## START

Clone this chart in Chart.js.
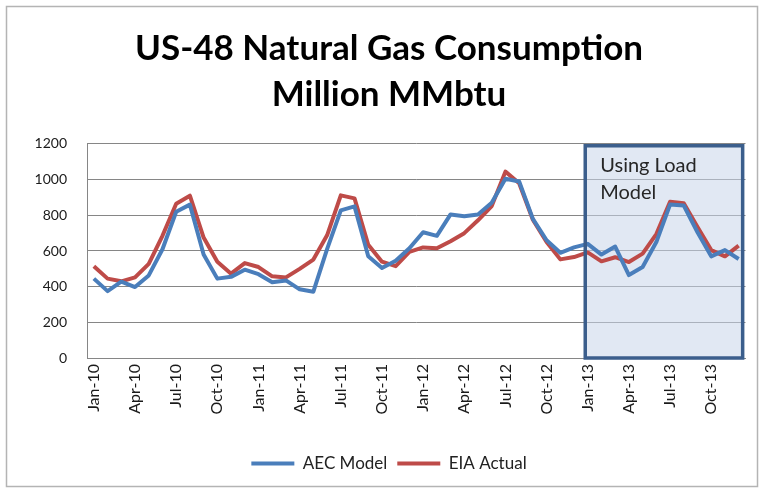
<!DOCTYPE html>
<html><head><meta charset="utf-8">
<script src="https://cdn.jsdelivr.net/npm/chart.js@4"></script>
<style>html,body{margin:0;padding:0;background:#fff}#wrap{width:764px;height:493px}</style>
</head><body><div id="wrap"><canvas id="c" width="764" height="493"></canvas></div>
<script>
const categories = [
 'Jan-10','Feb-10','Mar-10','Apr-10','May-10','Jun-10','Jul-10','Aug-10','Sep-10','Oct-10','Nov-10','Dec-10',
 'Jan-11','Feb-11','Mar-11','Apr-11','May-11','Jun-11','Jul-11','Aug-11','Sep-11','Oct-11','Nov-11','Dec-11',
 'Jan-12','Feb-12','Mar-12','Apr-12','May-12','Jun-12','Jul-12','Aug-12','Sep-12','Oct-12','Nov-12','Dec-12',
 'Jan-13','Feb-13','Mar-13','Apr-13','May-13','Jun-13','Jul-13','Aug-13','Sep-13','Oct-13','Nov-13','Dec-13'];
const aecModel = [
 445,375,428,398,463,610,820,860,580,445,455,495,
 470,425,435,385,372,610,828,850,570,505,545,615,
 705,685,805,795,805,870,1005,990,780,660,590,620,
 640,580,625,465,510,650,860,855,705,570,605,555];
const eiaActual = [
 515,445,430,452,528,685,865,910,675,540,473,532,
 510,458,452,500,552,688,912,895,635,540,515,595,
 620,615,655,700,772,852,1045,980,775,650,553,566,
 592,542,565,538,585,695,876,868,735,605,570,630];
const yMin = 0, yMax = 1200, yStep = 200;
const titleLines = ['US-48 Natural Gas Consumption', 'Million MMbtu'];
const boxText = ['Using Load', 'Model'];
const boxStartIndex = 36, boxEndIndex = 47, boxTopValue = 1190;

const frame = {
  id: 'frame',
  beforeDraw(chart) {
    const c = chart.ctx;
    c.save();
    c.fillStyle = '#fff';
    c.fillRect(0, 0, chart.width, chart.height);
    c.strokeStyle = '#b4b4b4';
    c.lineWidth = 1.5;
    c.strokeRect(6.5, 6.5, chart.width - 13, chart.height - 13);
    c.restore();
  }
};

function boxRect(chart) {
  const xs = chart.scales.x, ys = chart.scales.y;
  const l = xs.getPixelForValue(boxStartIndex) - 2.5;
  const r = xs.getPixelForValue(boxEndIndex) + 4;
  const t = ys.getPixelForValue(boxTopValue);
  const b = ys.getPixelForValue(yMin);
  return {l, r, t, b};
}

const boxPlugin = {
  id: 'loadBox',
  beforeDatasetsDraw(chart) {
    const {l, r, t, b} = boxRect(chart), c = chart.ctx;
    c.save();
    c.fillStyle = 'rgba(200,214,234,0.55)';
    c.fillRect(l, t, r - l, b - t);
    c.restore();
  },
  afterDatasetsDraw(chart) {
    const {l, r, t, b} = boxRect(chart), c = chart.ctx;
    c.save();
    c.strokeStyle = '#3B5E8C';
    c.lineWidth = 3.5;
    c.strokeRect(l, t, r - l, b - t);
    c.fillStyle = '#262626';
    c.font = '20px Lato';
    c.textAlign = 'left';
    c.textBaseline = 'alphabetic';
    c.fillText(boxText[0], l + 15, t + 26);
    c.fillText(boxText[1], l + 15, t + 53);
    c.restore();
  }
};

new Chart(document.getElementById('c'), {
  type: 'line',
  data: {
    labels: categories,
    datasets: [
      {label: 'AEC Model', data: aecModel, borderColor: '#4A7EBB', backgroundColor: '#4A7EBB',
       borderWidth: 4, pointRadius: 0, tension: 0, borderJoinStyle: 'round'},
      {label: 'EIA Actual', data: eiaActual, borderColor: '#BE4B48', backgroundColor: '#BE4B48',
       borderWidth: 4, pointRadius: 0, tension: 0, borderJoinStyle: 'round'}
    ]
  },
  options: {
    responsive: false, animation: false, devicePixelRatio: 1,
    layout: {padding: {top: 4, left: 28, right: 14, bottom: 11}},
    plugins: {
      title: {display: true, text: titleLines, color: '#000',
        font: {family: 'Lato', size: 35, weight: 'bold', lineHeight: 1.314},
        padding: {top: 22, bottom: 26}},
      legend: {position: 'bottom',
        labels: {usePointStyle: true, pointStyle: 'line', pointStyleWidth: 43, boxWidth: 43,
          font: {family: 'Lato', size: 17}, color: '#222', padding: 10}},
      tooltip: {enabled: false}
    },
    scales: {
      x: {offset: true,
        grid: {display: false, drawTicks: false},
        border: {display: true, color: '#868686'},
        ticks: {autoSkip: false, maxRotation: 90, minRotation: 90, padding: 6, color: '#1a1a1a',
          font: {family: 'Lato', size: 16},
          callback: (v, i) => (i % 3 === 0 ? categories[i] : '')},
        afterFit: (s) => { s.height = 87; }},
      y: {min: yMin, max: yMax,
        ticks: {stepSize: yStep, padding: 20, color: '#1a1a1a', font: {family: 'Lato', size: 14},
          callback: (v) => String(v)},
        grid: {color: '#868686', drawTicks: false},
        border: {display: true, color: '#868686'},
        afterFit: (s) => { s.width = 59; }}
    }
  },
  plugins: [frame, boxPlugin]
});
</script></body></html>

## END

# SHORT TASK:
Output the material word for word, omitting its pictures.

# FULL OUTPUT:
Clone this chart in Chart.js.
<!DOCTYPE html>
<html><head><meta charset="utf-8">
<script src="https://cdn.jsdelivr.net/npm/chart.js@4"></script>
<style>html,body{margin:0;padding:0;background:#fff}#wrap{width:764px;height:493px}</style>
</head><body><div id="wrap"><canvas id="c" width="764" height="493"></canvas></div>
<script>
const categories = [
 'Jan-10','Feb-10','Mar-10','Apr-10','May-10','Jun-10','Jul-10','Aug-10','Sep-10','Oct-10','Nov-10','Dec-10',
 'Jan-11','Feb-11','Mar-11','Apr-11','May-11','Jun-11','Jul-11','Aug-11','Sep-11','Oct-11','Nov-11','Dec-11',
 'Jan-12','Feb-12','Mar-12','Apr-12','May-12','Jun-12','Jul-12','Aug-12','Sep-12','Oct-12','Nov-12','Dec-12',
 'Jan-13','Feb-13','Mar-13','Apr-13','May-13','Jun-13','Jul-13','Aug-13','Sep-13','Oct-13','Nov-13','Dec-13'];
const aecModel = [
 445,375,428,398,463,610,820,860,580,445,455,495,
 470,425,435,385,372,610,828,850,570,505,545,615,
 705,685,805,795,805,870,1005,990,780,660,590,620,
 640,580,625,465,510,650,860,855,705,570,605,555];
const eiaActual = [
 515,445,430,452,528,685,865,910,675,540,473,532,
 510,458,452,500,552,688,912,895,635,540,515,595,
 620,615,655,700,772,852,1045,980,775,650,553,566,
 592,542,565,538,585,695,876,868,735,605,570,630];
const yMin = 0, yMax = 1200, yStep = 200;
const titleLines = ['US-48 Natural Gas Consumption', 'Million MMbtu'];
const boxText = ['Using Load', 'Model'];
const boxStartIndex = 36, boxEndIndex = 47, boxTopValue = 1190;

const frame = {
  id: 'frame',
  beforeDraw(chart) {
    const c = chart.ctx;
    c.save();
    c.fillStyle = '#fff';
    c.fillRect(0, 0, chart.width, chart.height);
    c.strokeStyle = '#b4b4b4';
    c.lineWidth = 1.5;
    c.strokeRect(6.5, 6.5, chart.width - 13, chart.height - 13);
    c.restore();
  }
};

function boxRect(chart) {
  const xs = chart.scales.x, ys = chart.scales.y;
  const l = xs.getPixelForValue(boxStartIndex) - 2.5;
  const r = xs.getPixelForValue(boxEndIndex) + 4;
  const t = ys.getPixelForValue(boxTopValue);
  const b = ys.getPixelForValue(yMin);
  return {l, r, t, b};
}

const boxPlugin = {
  id: 'loadBox',
  beforeDatasetsDraw(chart) {
    const {l, r, t, b} = boxRect(chart), c = chart.ctx;
    c.save();
    c.fillStyle = 'rgba(200,214,234,0.55)';
    c.fillRect(l, t, r - l, b - t);
    c.restore();
  },
  afterDatasetsDraw(chart) {
    const {l, r, t, b} = boxRect(chart), c = chart.ctx;
    c.save();
    c.strokeStyle = '#3B5E8C';
    c.lineWidth = 3.5;
    c.strokeRect(l, t, r - l, b - t);
    c.fillStyle = '#262626';
    c.font = '20px Lato';
    c.textAlign = 'left';
    c.textBaseline = 'alphabetic';
    c.fillText(boxText[0], l + 15, t + 26);
    c.fillText(boxText[1], l + 15, t + 53);
    c.restore();
  }
};

new Chart(document.getElementById('c'), {
  type: 'line',
  data: {
    labels: categories,
    datasets: [
      {label: 'AEC Model', data: aecModel, borderColor: '#4A7EBB', backgroundColor: '#4A7EBB',
       borderWidth: 4, pointRadius: 0, tension: 0, borderJoinStyle: 'round'},
      {label: 'EIA Actual', data: eiaActual, borderColor: '#BE4B48', backgroundColor: '#BE4B48',
       borderWidth: 4, pointRadius: 0, tension: 0, borderJoinStyle: 'round'}
    ]
  },
  options: {
    responsive: false, animation: false, devicePixelRatio: 1,
    layout: {padding: {top: 4, left: 28, right: 14, bottom: 11}},
    plugins: {
      title: {display: true, text: titleLines, color: '#000',
        font: {family: 'Lato', size: 35, weight: 'bold', lineHeight: 1.314},
        padding: {top: 22, bottom: 26}},
      legend: {position: 'bottom',
        labels: {usePointStyle: true, pointStyle: 'line', pointStyleWidth: 43, boxWidth: 43,
          font: {family: 'Lato', size: 17}, color: '#222', padding: 10}},
      tooltip: {enabled: false}
    },
    scales: {
      x: {offset: true,
        grid: {display: false, drawTicks: false},
        border: {display: true, color: '#868686'},
        ticks: {autoSkip: false, maxRotation: 90, minRotation: 90, padding: 6, color: '#1a1a1a',
          font: {family: 'Lato', size: 16},
          callback: (v, i) => (i % 3 === 0 ? categories[i] : '')},
        afterFit: (s) => { s.height = 87; }},
      y: {min: yMin, max: yMax,
        ticks: {stepSize: yStep, padding: 20, color: '#1a1a1a', font: {family: 'Lato', size: 14},
          callback: (v) => String(v)},
        grid: {color: '#868686', drawTicks: false},
        border: {display: true, color: '#868686'},
        afterFit: (s) => { s.width = 59; }}
    }
  },
  plugins: [frame, boxPlugin]
});
</script></body></html>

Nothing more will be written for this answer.